• _Data provided_
******************************

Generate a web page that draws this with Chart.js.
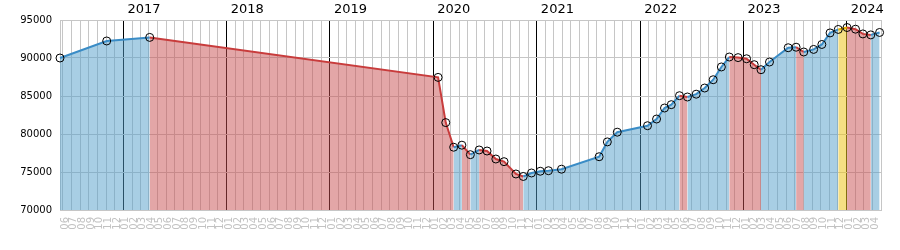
<!DOCTYPE html>
<html>
<head>
<meta charset="utf-8">
<script src="https://cdn.jsdelivr.net/npm/chart.js@4.4.1/dist/chart.umd.min.js"></script>
<style>
  html, body { margin: 0; padding: 0; background: #fff; }
  #wrap { width: 900px; height: 250px; }
</style>
</head>
<body>
<div id="wrap"><canvas id="chart" width="900" height="250"></canvas></div>
<script>
// ======================================================
// DATA
// ======================================================
const dates = [
  "2016-05-22", "2016-11-03", "2017-04-04", "2020-01-18", "2020-02-14",
  "2020-03-13", "2020-04-11", "2020-05-11", "2020-06-11", "2020-07-09",
  "2020-08-09", "2020-09-07", "2020-10-19", "2020-11-14", "2020-12-13",
  "2021-01-13", "2021-02-11", "2021-03-29", "2021-08-09", "2021-09-07",
  "2021-10-12", "2022-01-27", "2022-02-28", "2022-03-28", "2022-04-21",
  "2022-05-20", "2022-06-17", "2022-07-18", "2022-08-17", "2022-09-16",
  "2022-10-15", "2022-11-12", "2022-12-13", "2023-01-12", "2023-02-08",
  "2023-03-04", "2023-04-03", "2023-06-08", "2023-07-06", "2023-08-02",
  "2023-09-06", "2023-10-05", "2023-11-03", "2023-12-02", "2024-01-02",
  "2024-02-01", "2024-02-27", "2024-03-26", "2024-04-26"
];

const values = [
  90000, 92240, 92710, 87450, 81500,
  78260, 78530, 77280, 77900, 77760,
  76710, 76360, 74740, 74410, 74870,
  75100, 75170, 75370, 77010, 78960,
  80240, 81090, 81970, 83420, 83860,
  85040, 84870, 85240, 86050, 87140,
  88820, 90130, 90050, 89900, 89120,
  88460, 89470, 91350, 91420, 90790,
  91130, 91780, 93300, 93760, 94010,
  93790, 93170, 93040, 93360
];

// colour of each stretch between two readings: u = blue, d = red, y = yellow
const trend = [
  "u", "u", "d", "d", "d", "u", "d", "u", "d", "d",
  "d", "d", "d", "u", "u", "u", "u", "u", "u", "u",
  "u", "u", "u", "u", "u", "d", "u", "u", "u", "u",
  "u", "d", "d", "d", "d", "u", "u", "u", "d", "u",
  "u", "u", "u", "y", "d", "d", "d", "u"
];

const yearLabels = ["2017", "2018", "2019", "2020", "2021", "2022", "2023", "2024"];
const monthLabels = ["01", "02", "03", "04", "05", "06", "07", "08", "09", "10", "11", "12"];
const yTicks = [70000, 75000, 80000, 85000, 90000, 95000];


// ======================================================
// HELPERS
// ======================================================
function toTime(s) {
  const [y, m, d] = s.split("-").map(Number);
  return Date.UTC(y, m - 1, d);
}

const xMin = toTime(dates[0]);
const xMax = Date.UTC(2024, 4, 1);

const monthTicks = [];
let cur = new Date(xMin);
cur = new Date(Date.UTC(cur.getUTCFullYear(), cur.getUTCMonth() + 1, 1));
while (cur.getTime() <= xMax) {
  monthTicks.push(cur.getTime());
  cur = new Date(Date.UTC(cur.getUTCFullYear(), cur.getUTCMonth() + 1, 1));
}

const yearTicks = yearLabels.map(y => Date.UTC(Number(y), 0, 1));

const fillColors = {
  u: "rgba(81,157,201,0.5)",
  d: "rgba(199,77,79,0.5)",
  y: "rgba(236,196,30,0.55)"
};
const lineColors = {
  u: "#3a8cc6",
  d: "#c83c3c",
  y: "#e6b000"
};

const gridGray = "#c6c6c6";
const font = "'DejaVu Sans', Verdana, sans-serif";


// ======================================================
// CHART
// ======================================================
new Chart(document.getElementById("chart"), {
  type: "line",
  data: {
    datasets: [{
      data: dates.map((d, i) => ({ x: toTime(d), y: values[i] })),
      fill: "start",
      borderWidth: 2,
      borderColor: lineColors.u,
      backgroundColor: fillColors.u,
      tension: 0,
      clip: false,
      pointRadius: 4,
      pointBorderWidth: 1,
      pointBorderColor: "#000",
      pointBackgroundColor: "rgba(0,0,0,0)",
      segment: {
        borderColor: c => lineColors[trend[c.p0DataIndex]],
        backgroundColor: c => fillColors[trend[c.p0DataIndex]]
      }
    }]
  },
  options: {
    responsive: false,
    animation: false,
    devicePixelRatio: 1,
    layout: { padding: { left: 0, right: 19, top: 0, bottom: 0 } },
    plugins: {
      legend: { display: false },
      tooltip: { enabled: false }
    },
    scales: {
      x: {
        type: "linear",
        position: "bottom",
        min: xMin,
        max: xMax,
        afterBuildTicks: s => { s.ticks = monthTicks.map(v => ({ value: v })); },
        afterFit: s => { s.height = 40; },
        grid: {
          drawTicks: false,
          lineWidth: 1,
          color: c => (c.tick && new Date(c.tick.value).getUTCMonth() === 0) ? "#000" : gridGray
        },
        border: { color: gridGray },
        ticks: {
          autoSkip: false,
          minRotation: 90,
          maxRotation: 90,
          padding: 7,
          labelOffset: 2.5,
          color: "#c2c2c2",
          font: { family: font, size: 10 },
          callback: (v, i) => i === monthTicks.length - 1 ? "" : monthLabels[new Date(v).getUTCMonth()]
        }
      },
      xTop: {
        type: "linear",
        position: "top",
        min: xMin,
        max: xMax,
        afterBuildTicks: s => { s.ticks = yearTicks.map(v => ({ value: v })); },
        afterFit: s => { s.height = 20; },
        grid: { display: false, drawTicks: false },
        border: { display: false },
        ticks: {
          autoSkip: false,
          maxRotation: 0,
          align: "start",
          labelOffset: 4,
          padding: 3,
          color: "#000",
          font: { family: font, size: 13 },
          callback: (v, i) => yearLabels[i]
        }
      },
      y: {
        min: 70000,
        max: 95000,
        afterBuildTicks: s => { s.ticks = yTicks.map(v => ({ value: v })); },
        afterFit: s => { s.width = 60; },
        grid: { color: gridGray, drawTicks: false },
        border: { color: gridGray },
        ticks: {
          padding: 8,
          color: "#000",
          font: { family: font, size: 10 },
          callback: v => String(v)
        }
      }
    }
  }
});
</script>
</body>
</html>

******************************

• _Task to complete_
Repeat the material above word for word and skip every image in it.

• _Task result_
Generate a web page that draws this with Chart.js.
<!DOCTYPE html>
<html>
<head>
<meta charset="utf-8">
<script src="https://cdn.jsdelivr.net/npm/chart.js@4.4.1/dist/chart.umd.min.js"></script>
<style>
  html, body { margin: 0; padding: 0; background: #fff; }
  #wrap { width: 900px; height: 250px; }
</style>
</head>
<body>
<div id="wrap"><canvas id="chart" width="900" height="250"></canvas></div>
<script>
// ======================================================
// DATA
// ======================================================
const dates = [
  "2016-05-22", "2016-11-03", "2017-04-04", "2020-01-18", "2020-02-14",
  "2020-03-13", "2020-04-11", "2020-05-11", "2020-06-11", "2020-07-09",
  "2020-08-09", "2020-09-07", "2020-10-19", "2020-11-14", "2020-12-13",
  "2021-01-13", "2021-02-11", "2021-03-29", "2021-08-09", "2021-09-07",
  "2021-10-12", "2022-01-27", "2022-02-28", "2022-03-28", "2022-04-21",
  "2022-05-20", "2022-06-17", "2022-07-18", "2022-08-17", "2022-09-16",
  "2022-10-15", "2022-11-12", "2022-12-13", "2023-01-12", "2023-02-08",
  "2023-03-04", "2023-04-03", "2023-06-08", "2023-07-06", "2023-08-02",
  "2023-09-06", "2023-10-05", "2023-11-03", "2023-12-02", "2024-01-02",
  "2024-02-01", "2024-02-27", "2024-03-26", "2024-04-26"
];

const values = [
  90000, 92240, 92710, 87450, 81500,
  78260, 78530, 77280, 77900, 77760,
  76710, 76360, 74740, 74410, 74870,
  75100, 75170, 75370, 77010, 78960,
  80240, 81090, 81970, 83420, 83860,
  85040, 84870, 85240, 86050, 87140,
  88820, 90130, 90050, 89900, 89120,
  88460, 89470, 91350, 91420, 90790,
  91130, 91780, 93300, 93760, 94010,
  93790, 93170, 93040, 93360
];

// colour of each stretch between two readings: u = blue, d = red, y = yellow
const trend = [
  "u", "u", "d", "d", "d", "u", "d", "u", "d", "d",
  "d", "d", "d", "u", "u", "u", "u", "u", "u", "u",
  "u", "u", "u", "u", "u", "d", "u", "u", "u", "u",
  "u", "d", "d", "d", "d", "u", "u", "u", "d", "u",
  "u", "u", "u", "y", "d", "d", "d", "u"
];

const yearLabels = ["2017", "2018", "2019", "2020", "2021", "2022", "2023", "2024"];
const monthLabels = ["01", "02", "03", "04", "05", "06", "07", "08", "09", "10", "11", "12"];
const yTicks = [70000, 75000, 80000, 85000, 90000, 95000];


// ======================================================
// HELPERS
// ======================================================
function toTime(s) {
  const [y, m, d] = s.split("-").map(Number);
  return Date.UTC(y, m - 1, d);
}

const xMin = toTime(dates[0]);
const xMax = Date.UTC(2024, 4, 1);

const monthTicks = [];
let cur = new Date(xMin);
cur = new Date(Date.UTC(cur.getUTCFullYear(), cur.getUTCMonth() + 1, 1));
while (cur.getTime() <= xMax) {
  monthTicks.push(cur.getTime());
  cur = new Date(Date.UTC(cur.getUTCFullYear(), cur.getUTCMonth() + 1, 1));
}

const yearTicks = yearLabels.map(y => Date.UTC(Number(y), 0, 1));

const fillColors = {
  u: "rgba(81,157,201,0.5)",
  d: "rgba(199,77,79,0.5)",
  y: "rgba(236,196,30,0.55)"
};
const lineColors = {
  u: "#3a8cc6",
  d: "#c83c3c",
  y: "#e6b000"
};

const gridGray = "#c6c6c6";
const font = "'DejaVu Sans', Verdana, sans-serif";


// ======================================================
// CHART
// ======================================================
new Chart(document.getElementById("chart"), {
  type: "line",
  data: {
    datasets: [{
      data: dates.map((d, i) => ({ x: toTime(d), y: values[i] })),
      fill: "start",
      borderWidth: 2,
      borderColor: lineColors.u,
      backgroundColor: fillColors.u,
      tension: 0,
      clip: false,
      pointRadius: 4,
      pointBorderWidth: 1,
      pointBorderColor: "#000",
      pointBackgroundColor: "rgba(0,0,0,0)",
      segment: {
        borderColor: c => lineColors[trend[c.p0DataIndex]],
        backgroundColor: c => fillColors[trend[c.p0DataIndex]]
      }
    }]
  },
  options: {
    responsive: false,
    animation: false,
    devicePixelRatio: 1,
    layout: { padding: { left: 0, right: 19, top: 0, bottom: 0 } },
    plugins: {
      legend: { display: false },
      tooltip: { enabled: false }
    },
    scales: {
      x: {
        type: "linear",
        position: "bottom",
        min: xMin,
        max: xMax,
        afterBuildTicks: s => { s.ticks = monthTicks.map(v => ({ value: v })); },
        afterFit: s => { s.height = 40; },
        grid: {
          drawTicks: false,
          lineWidth: 1,
          color: c => (c.tick && new Date(c.tick.value).getUTCMonth() === 0) ? "#000" : gridGray
        },
        border: { color: gridGray },
        ticks: {
          autoSkip: false,
          minRotation: 90,
          maxRotation: 90,
          padding: 7,
          labelOffset: 2.5,
          color: "#c2c2c2",
          font: { family: font, size: 10 },
          callback: (v, i) => i === monthTicks.length - 1 ? "" : monthLabels[new Date(v).getUTCMonth()]
        }
      },
      xTop: {
        type: "linear",
        position: "top",
        min: xMin,
        max: xMax,
        afterBuildTicks: s => { s.ticks = yearTicks.map(v => ({ value: v })); },
        afterFit: s => { s.height = 20; },
        grid: { display: false, drawTicks: false },
        border: { display: false },
        ticks: {
          autoSkip: false,
          maxRotation: 0,
          align: "start",
          labelOffset: 4,
          padding: 3,
          color: "#000",
          font: { family: font, size: 13 },
          callback: (v, i) => yearLabels[i]
        }
      },
      y: {
        min: 70000,
        max: 95000,
        afterBuildTicks: s => { s.ticks = yTicks.map(v => ({ value: v })); },
        afterFit: s => { s.width = 60; },
        grid: { color: gridGray, drawTicks: false },
        border: { color: gridGray },
        ticks: {
          padding: 8,
          color: "#000",
          font: { family: font, size: 10 },
          callback: v => String(v)
        }
      }
    }
  }
});
</script>
</body>
</html>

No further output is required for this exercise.